毕竟他今天考试,对於脑子和身手都需要镇定灵活才更好。
这时候他想到的不是害怕,而是,今天写文章一定要短一些,要不然,自己不一定能写完。
对顾全这样的人,就得让他看到,最坏不过如此,那还有什么可怕的。
这是心理上的一种解脱。
但是老十觉得吧,光是心理上,也许还不行,为了万无一失,又给他下了药。
这种药,不是麻醉剂,但也有些轻微的作用,但是会持续性的钝痛,让他保持清醒。
这种古怪的药,在医学上几乎没有什么作用,自然不会有人研究这个,但是,对於熟知一些药性的高手,而且还是手上有药方的高手,这也不算什么难题。
总归就是那几样,试下轻重呗。
总而言之,如果顾全撑不下去了,那么中间的有几味药能让它剧烈疼痛的,一定是会被太医诊断出来的。

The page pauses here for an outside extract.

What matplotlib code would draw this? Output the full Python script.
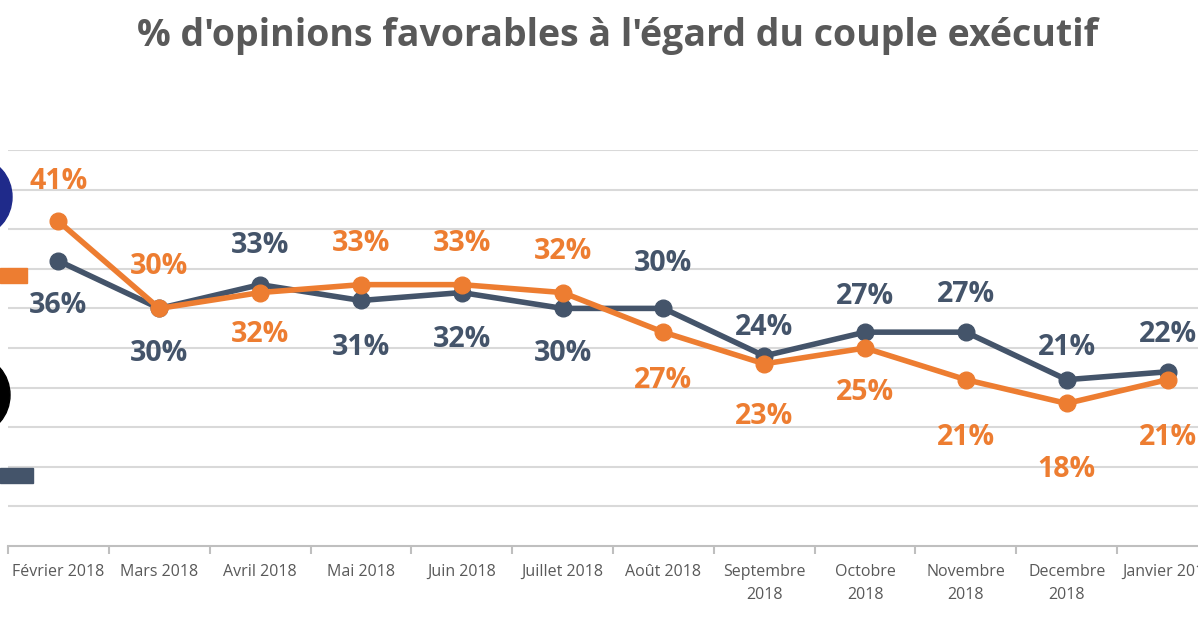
import matplotlib
matplotlib.use("Agg")
import matplotlib.pyplot as plt
from matplotlib.patches import Ellipse, Rectangle

months = ["Février 2018", "Mars 2018", "Avril 2018", "Mai 2018", "Juin 2018",
          "Juillet 2018", "Août 2018", "Septembre\n2018", "Octobre\n2018",
          "Novembre\n2018", "Decembre\n2018", "Janvier 2019"]
orange_vals = [41, 30, 32, 33, 33, 32, 27, 23, 25, 21, 18, 21]
blue_vals = [36, 30, 33, 31, 32, 30, 30, 24, 27, 27, 21, 22]

# label offsets in pixels (positive = above the point)
orange_off = [40, 42, -42, 41, 41, 41, -48, -53, -44, -58, -66, -58]
blue_off = [-45, -45, 39, -47, -47, -45, 45, 28, 36, 38, 32, 37]

ORANGE = "#ED7D31"
BLUE = "#44546A"
GRAY = "#595959"

W, H = 1198, 630
fig = plt.figure(figsize=(W / 100, H / 100), dpi=100)
fig.patch.set_facecolor("white")

left_px, right_px = 8, 1218
top_px, bot_px = 150, 546
ax = fig.add_axes([left_px / W, (H - bot_px) / H, (right_px - left_px) / W, (bot_px - top_px) / H])
ax.set_xlim(-0.5, len(months) - 0.5)
ax.set_ylim(0, 50)

for y in range(5, 51, 5):
    ax.axhline(y, color="#D9D9D9", lw=1.5, zorder=0)

x = list(range(len(months)))
ax.plot(x, blue_vals, color=BLUE, lw=4, marker="o", ms=12, zorder=3)
ax.plot(x, orange_vals, color=ORANGE, lw=4, marker="o", ms=12, zorder=4)

for xi, v, o in zip(x, orange_vals, orange_off):
    ax.annotate(f"{v}%", (xi, v), xytext=(0, o), textcoords="offset pixels",
                ha="center", va="center", color=ORANGE, fontsize=20.5,
                fontweight="bold", family="Open Sans", zorder=5, annotation_clip=False)
for xi, v, o in zip(x, blue_vals, blue_off):
    ax.annotate(f"{v}%", (xi, v), xytext=(0, o), textcoords="offset pixels",
                ha="center", va="center", color=BLUE, fontsize=20.5,
                fontweight="bold", family="Open Sans", zorder=5, annotation_clip=False)

for s in ["top", "right", "left"]:
    ax.spines[s].set_visible(False)
ax.spines["bottom"].set_color("#BFBFBF")
ax.spines["bottom"].set_linewidth(1.5)
ax.set_yticks([])
ax.set_xticks(x)
ax.set_xticklabels(months, fontsize=11.5, color=GRAY, family="Open Sans", linespacing=1.6)
ax.tick_params(axis="x", length=0, pad=13)
ax.set_xticks([i - 0.5 for i in range(len(months) + 1)], minor=True)
ax.tick_params(axis="x", which="minor", length=6, color="#BFBFBF", width=1.5)

fig.text(618 / W, 1 - 36 / H, "% d'opinions favorables à l'égard du couple exécutif",
         ha="center", va="center", fontsize=27, fontweight="bold", color=GRAY,
         family="Open Sans")

# partial legend remnants at the left edge
fax = fig.add_axes([0, 0, 1, 1], facecolor="none")
fax.set_xlim(0, W)
fax.set_ylim(H, 0)
fax.axis("off")
fax.add_patch(Ellipse((-22, 197), 68, 76, color="#1F2A8A"))
fax.add_patch(Ellipse((-24, 395), 68, 76, color="#000000"))
fax.add_patch(Rectangle((0, 268), 27, 15, color=ORANGE))
fax.add_patch(Rectangle((0, 468), 33, 15, color=BLUE))

fig.savefig("out.png", dpi=100)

到时候只要说顾全生病了,带病坚持来考试,那么就算有点小失误,也是可以原谅的。
最近在他们看来,现在顾全考得好不好都不重要了,重要的事别晕倒了,别惊慌失措,别发生什么让人惊讶又可笑的事情。
顾全就带着这样冲钝麻木的心态,带着冲钝麻木的不法盐商是冲钝麻木的表情,走进了考场。
果然药物是麻醉一个人的神经的最好的方法。
顾全根本都不知道什么是害怕,全程麻木不仁。
中间有几次肚子剧烈的疼痛,他都给忍下来了,但是在这样的春天里,他脸色发白,额头冒汗,显然不是受到惊吓而身体疼痛不已,也是被大家注意到了。